## [Figure scripts]
::::

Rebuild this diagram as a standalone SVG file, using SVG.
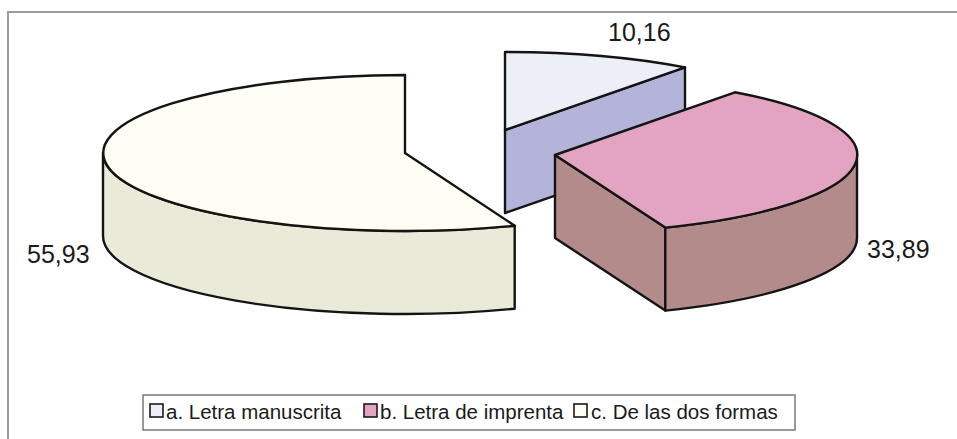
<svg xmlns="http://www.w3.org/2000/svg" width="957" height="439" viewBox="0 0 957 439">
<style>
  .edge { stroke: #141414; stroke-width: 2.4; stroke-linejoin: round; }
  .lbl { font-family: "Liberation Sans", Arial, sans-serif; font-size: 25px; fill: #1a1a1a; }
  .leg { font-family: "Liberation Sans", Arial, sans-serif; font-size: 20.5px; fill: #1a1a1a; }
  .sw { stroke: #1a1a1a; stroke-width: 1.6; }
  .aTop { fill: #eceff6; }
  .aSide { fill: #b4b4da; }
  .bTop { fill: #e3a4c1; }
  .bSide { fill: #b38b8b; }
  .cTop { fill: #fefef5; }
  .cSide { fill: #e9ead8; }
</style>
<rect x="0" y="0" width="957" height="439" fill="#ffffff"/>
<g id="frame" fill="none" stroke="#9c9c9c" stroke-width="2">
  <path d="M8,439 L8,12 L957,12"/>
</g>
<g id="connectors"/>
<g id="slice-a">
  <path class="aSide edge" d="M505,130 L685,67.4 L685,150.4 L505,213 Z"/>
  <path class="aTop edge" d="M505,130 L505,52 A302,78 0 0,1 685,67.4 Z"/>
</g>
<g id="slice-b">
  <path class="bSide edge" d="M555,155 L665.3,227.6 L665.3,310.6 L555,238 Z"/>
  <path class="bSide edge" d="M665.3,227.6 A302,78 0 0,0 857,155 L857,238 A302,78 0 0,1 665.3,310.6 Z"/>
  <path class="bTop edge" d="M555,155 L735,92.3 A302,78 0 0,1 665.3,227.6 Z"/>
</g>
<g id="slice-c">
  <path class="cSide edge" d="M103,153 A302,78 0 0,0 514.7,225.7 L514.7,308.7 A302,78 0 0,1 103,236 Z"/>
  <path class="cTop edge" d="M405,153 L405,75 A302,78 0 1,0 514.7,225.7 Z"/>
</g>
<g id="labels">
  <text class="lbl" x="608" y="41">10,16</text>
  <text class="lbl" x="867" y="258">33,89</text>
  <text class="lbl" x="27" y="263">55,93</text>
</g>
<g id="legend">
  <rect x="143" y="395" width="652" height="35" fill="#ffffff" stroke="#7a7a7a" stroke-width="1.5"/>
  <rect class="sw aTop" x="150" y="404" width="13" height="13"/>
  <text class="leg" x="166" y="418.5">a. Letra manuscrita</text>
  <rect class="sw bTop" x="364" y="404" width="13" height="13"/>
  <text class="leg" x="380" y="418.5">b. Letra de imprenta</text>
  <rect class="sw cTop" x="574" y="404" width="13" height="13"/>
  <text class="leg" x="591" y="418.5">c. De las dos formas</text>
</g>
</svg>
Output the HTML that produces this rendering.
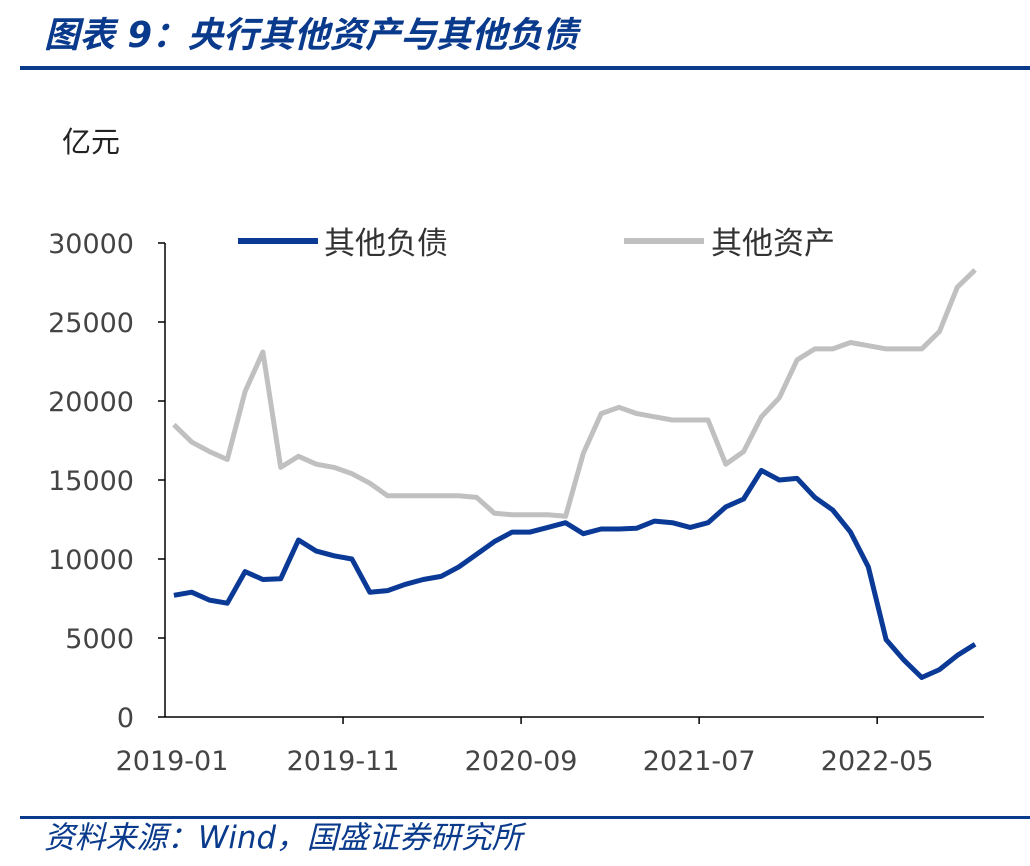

::::

## [REQUIRED TASK]
Reproduce all entries exactly. Pictures do not belong in the copy.

## [WRITTEN ANSWER]
Rebuild this diagram as a standalone SVG file, using SVG.
<svg xmlns="http://www.w3.org/2000/svg" width="957" height="439" viewBox="0 0 957 439">
<style>
  .edge { stroke: #141414; stroke-width: 2.4; stroke-linejoin: round; }
  .lbl { font-family: "Liberation Sans", Arial, sans-serif; font-size: 25px; fill: #1a1a1a; }
  .leg { font-family: "Liberation Sans", Arial, sans-serif; font-size: 20.5px; fill: #1a1a1a; }
  .sw { stroke: #1a1a1a; stroke-width: 1.6; }
  .aTop { fill: #eceff6; }
  .aSide { fill: #b4b4da; }
  .bTop { fill: #e3a4c1; }
  .bSide { fill: #b38b8b; }
  .cTop { fill: #fefef5; }
  .cSide { fill: #e9ead8; }
</style>
<rect x="0" y="0" width="957" height="439" fill="#ffffff"/>
<g id="frame" fill="none" stroke="#9c9c9c" stroke-width="2">
  <path d="M8,439 L8,12 L957,12"/>
</g>
<g id="connectors"/>
<g id="slice-a">
  <path class="aSide edge" d="M505,130 L685,67.4 L685,150.4 L505,213 Z"/>
  <path class="aTop edge" d="M505,130 L505,52 A302,78 0 0,1 685,67.4 Z"/>
</g>
<g id="slice-b">
  <path class="bSide edge" d="M555,155 L665.3,227.6 L665.3,310.6 L555,238 Z"/>
  <path class="bSide edge" d="M665.3,227.6 A302,78 0 0,0 857,155 L857,238 A302,78 0 0,1 665.3,310.6 Z"/>
  <path class="bTop edge" d="M555,155 L735,92.3 A302,78 0 0,1 665.3,227.6 Z"/>
</g>
<g id="slice-c">
  <path class="cSide edge" d="M103,153 A302,78 0 0,0 514.7,225.7 L514.7,308.7 A302,78 0 0,1 103,236 Z"/>
  <path class="cTop edge" d="M405,153 L405,75 A302,78 0 1,0 514.7,225.7 Z"/>
</g>
<g id="labels">
  <text class="lbl" x="608" y="41">10,16</text>
  <text class="lbl" x="867" y="258">33,89</text>
  <text class="lbl" x="27" y="263">55,93</text>
</g>
<g id="legend">
  <rect x="143" y="395" width="652" height="35" fill="#ffffff" stroke="#7a7a7a" stroke-width="1.5"/>
  <rect class="sw aTop" x="150" y="404" width="13" height="13"/>
  <text class="leg" x="166" y="418.5">a. Letra manuscrita</text>
  <rect class="sw bTop" x="364" y="404" width="13" height="13"/>
  <text class="leg" x="380" y="418.5">b. Letra de imprenta</text>
  <rect class="sw cTop" x="574" y="404" width="13" height="13"/>
  <text class="leg" x="591" y="418.5">c. De las dos formas</text>
</g>
</svg>
Output the HTML that produces this rendering.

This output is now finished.